▶ _Required task_
Quote the records below in full, exactly as given, with the images taken out.

▶ _Task inputs_
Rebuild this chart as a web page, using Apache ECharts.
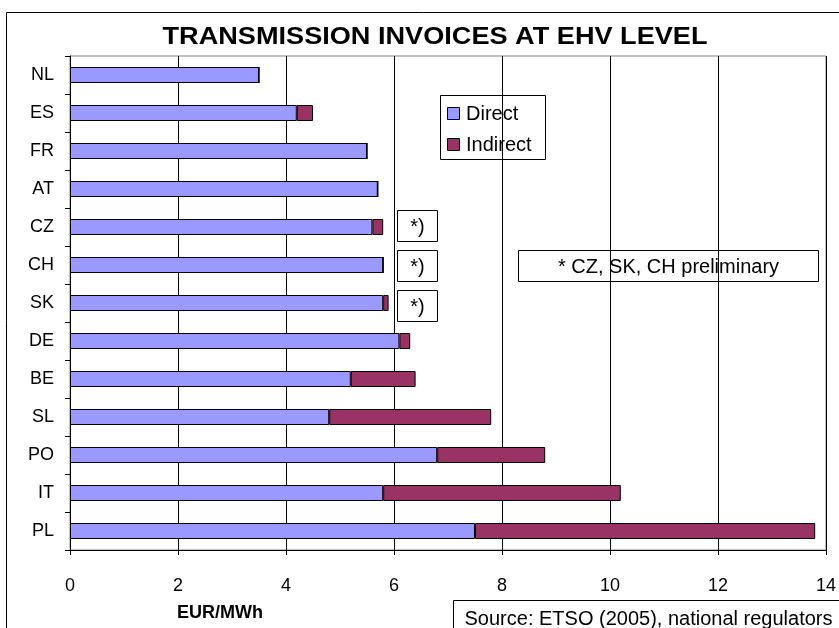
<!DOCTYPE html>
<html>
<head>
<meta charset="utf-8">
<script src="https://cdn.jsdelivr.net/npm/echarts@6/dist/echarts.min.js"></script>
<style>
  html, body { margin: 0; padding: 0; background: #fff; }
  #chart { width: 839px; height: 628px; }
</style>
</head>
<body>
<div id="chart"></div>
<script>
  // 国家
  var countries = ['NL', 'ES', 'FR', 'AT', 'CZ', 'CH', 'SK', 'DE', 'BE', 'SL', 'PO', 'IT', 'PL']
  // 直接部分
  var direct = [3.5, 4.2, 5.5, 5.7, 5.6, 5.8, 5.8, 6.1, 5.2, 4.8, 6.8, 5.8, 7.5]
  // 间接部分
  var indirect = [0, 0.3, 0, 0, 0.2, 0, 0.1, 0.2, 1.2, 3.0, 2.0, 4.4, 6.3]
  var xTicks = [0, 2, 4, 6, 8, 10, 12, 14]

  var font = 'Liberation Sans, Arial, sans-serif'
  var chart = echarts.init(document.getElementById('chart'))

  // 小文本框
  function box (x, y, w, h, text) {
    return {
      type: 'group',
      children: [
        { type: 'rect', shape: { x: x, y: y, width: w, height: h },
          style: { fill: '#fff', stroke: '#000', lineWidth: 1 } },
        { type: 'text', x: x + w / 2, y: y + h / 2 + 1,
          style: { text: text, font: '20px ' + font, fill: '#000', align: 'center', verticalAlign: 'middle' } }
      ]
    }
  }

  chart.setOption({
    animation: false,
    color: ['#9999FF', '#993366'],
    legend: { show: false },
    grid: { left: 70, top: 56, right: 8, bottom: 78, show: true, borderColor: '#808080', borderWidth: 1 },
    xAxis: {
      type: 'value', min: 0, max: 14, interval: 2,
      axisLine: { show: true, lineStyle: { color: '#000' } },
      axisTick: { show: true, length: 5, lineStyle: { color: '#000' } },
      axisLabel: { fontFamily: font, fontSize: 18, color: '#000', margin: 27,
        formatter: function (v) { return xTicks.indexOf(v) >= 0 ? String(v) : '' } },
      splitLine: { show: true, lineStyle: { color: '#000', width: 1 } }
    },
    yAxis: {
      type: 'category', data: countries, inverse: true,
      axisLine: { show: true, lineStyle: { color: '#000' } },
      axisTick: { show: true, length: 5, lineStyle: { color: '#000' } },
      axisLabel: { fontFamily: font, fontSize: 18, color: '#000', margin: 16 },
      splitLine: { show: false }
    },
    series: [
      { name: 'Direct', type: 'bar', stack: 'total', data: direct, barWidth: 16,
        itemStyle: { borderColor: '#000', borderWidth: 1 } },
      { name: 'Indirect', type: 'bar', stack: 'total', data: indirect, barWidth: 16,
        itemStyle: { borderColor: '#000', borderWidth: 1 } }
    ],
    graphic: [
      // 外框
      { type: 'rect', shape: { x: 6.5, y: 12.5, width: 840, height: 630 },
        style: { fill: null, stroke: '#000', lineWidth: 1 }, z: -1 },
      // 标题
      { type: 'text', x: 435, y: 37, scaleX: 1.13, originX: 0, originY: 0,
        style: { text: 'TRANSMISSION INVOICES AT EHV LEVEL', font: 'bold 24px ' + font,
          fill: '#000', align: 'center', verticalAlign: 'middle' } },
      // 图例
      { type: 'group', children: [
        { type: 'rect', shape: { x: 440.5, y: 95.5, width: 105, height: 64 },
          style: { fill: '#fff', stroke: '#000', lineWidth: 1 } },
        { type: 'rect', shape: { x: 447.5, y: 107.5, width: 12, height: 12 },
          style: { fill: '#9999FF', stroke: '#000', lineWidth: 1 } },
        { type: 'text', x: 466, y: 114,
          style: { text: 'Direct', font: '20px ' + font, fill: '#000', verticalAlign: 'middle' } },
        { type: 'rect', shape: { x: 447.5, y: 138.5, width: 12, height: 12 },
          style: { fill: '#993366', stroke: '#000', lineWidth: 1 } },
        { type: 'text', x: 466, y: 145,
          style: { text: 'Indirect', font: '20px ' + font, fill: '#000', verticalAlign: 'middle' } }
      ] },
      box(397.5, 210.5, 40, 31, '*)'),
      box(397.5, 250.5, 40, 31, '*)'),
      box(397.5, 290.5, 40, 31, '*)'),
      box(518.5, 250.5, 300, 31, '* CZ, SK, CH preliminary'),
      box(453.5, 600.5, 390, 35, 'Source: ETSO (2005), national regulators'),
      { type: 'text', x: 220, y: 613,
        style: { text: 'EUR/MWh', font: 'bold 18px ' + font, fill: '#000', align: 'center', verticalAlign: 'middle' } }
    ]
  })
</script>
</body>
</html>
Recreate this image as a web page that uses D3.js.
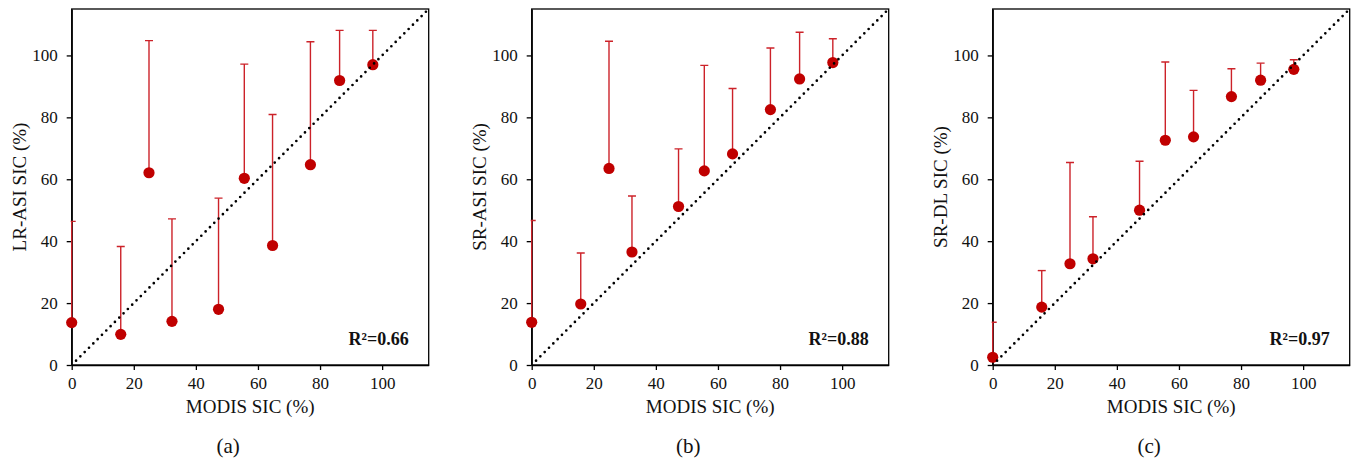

▶ _Task answer_
Rebuild this chart as a web page, using Apache ECharts.
<!DOCTYPE html>
<html>
<head>
<meta charset="utf-8">
<script src="https://cdn.jsdelivr.net/npm/echarts@6/dist/echarts.min.js"></script>
<style>
  html, body { margin: 0; padding: 0; background: #fff; }
  #chart { width: 839px; height: 628px; }
</style>
</head>
<body>
<div id="chart"></div>
<script>
  // 国家
  var countries = ['NL', 'ES', 'FR', 'AT', 'CZ', 'CH', 'SK', 'DE', 'BE', 'SL', 'PO', 'IT', 'PL']
  // 直接部分
  var direct = [3.5, 4.2, 5.5, 5.7, 5.6, 5.8, 5.8, 6.1, 5.2, 4.8, 6.8, 5.8, 7.5]
  // 间接部分
  var indirect = [0, 0.3, 0, 0, 0.2, 0, 0.1, 0.2, 1.2, 3.0, 2.0, 4.4, 6.3]
  var xTicks = [0, 2, 4, 6, 8, 10, 12, 14]

  var font = 'Liberation Sans, Arial, sans-serif'
  var chart = echarts.init(document.getElementById('chart'))

  // 小文本框
  function box (x, y, w, h, text) {
    return {
      type: 'group',
      children: [
        { type: 'rect', shape: { x: x, y: y, width: w, height: h },
          style: { fill: '#fff', stroke: '#000', lineWidth: 1 } },
        { type: 'text', x: x + w / 2, y: y + h / 2 + 1,
          style: { text: text, font: '20px ' + font, fill: '#000', align: 'center', verticalAlign: 'middle' } }
      ]
    }
  }

  chart.setOption({
    animation: false,
    color: ['#9999FF', '#993366'],
    legend: { show: false },
    grid: { left: 70, top: 56, right: 8, bottom: 78, show: true, borderColor: '#808080', borderWidth: 1 },
    xAxis: {
      type: 'value', min: 0, max: 14, interval: 2,
      axisLine: { show: true, lineStyle: { color: '#000' } },
      axisTick: { show: true, length: 5, lineStyle: { color: '#000' } },
      axisLabel: { fontFamily: font, fontSize: 18, color: '#000', margin: 27,
        formatter: function (v) { return xTicks.indexOf(v) >= 0 ? String(v) : '' } },
      splitLine: { show: true, lineStyle: { color: '#000', width: 1 } }
    },
    yAxis: {
      type: 'category', data: countries, inverse: true,
      axisLine: { show: true, lineStyle: { color: '#000' } },
      axisTick: { show: true, length: 5, lineStyle: { color: '#000' } },
      axisLabel: { fontFamily: font, fontSize: 18, color: '#000', margin: 16 },
      splitLine: { show: false }
    },
    series: [
      { name: 'Direct', type: 'bar', stack: 'total', data: direct, barWidth: 16,
        itemStyle: { borderColor: '#000', borderWidth: 1 } },
      { name: 'Indirect', type: 'bar', stack: 'total', data: indirect, barWidth: 16,
        itemStyle: { borderColor: '#000', borderWidth: 1 } }
    ],
    graphic: [
      // 外框
      { type: 'rect', shape: { x: 6.5, y: 12.5, width: 840, height: 630 },
        style: { fill: null, stroke: '#000', lineWidth: 1 }, z: -1 },
      // 标题
      { type: 'text', x: 435, y: 37, scaleX: 1.13, originX: 0, originY: 0,
        style: { text: 'TRANSMISSION INVOICES AT EHV LEVEL', font: 'bold 24px ' + font,
          fill: '#000', align: 'center', verticalAlign: 'middle' } },
      // 图例
      { type: 'group', children: [
        { type: 'rect', shape: { x: 440.5, y: 95.5, width: 105, height: 64 },
          style: { fill: '#fff', stroke: '#000', lineWidth: 1 } },
        { type: 'rect', shape: { x: 447.5, y: 107.5, width: 12, height: 12 },
          style: { fill: '#9999FF', stroke: '#000', lineWidth: 1 } },
        { type: 'text', x: 466, y: 114,
          style: { text: 'Direct', font: '20px ' + font, fill: '#000', verticalAlign: 'middle' } },
        { type: 'rect', shape: { x: 447.5, y: 138.5, width: 12, height: 12 },
          style: { fill: '#993366', stroke: '#000', lineWidth: 1 } },
        { type: 'text', x: 466, y: 145,
          style: { text: 'Indirect', font: '20px ' + font, fill: '#000', verticalAlign: 'middle' } }
      ] },
      box(397.5, 210.5, 40, 31, '*)'),
      box(397.5, 250.5, 40, 31, '*)'),
      box(397.5, 290.5, 40, 31, '*)'),
      box(518.5, 250.5, 300, 31, '* CZ, SK, CH preliminary'),
      box(453.5, 600.5, 390, 35, 'Source: ETSO (2005), national regulators'),
      { type: 'text', x: 220, y: 613,
        style: { text: 'EUR/MWh', font: 'bold 18px ' + font, fill: '#000', align: 'center', verticalAlign: 'middle' } }
    ]
  })
</script>
</body>
</html>
Recreate this image as a web page that uses D3.js.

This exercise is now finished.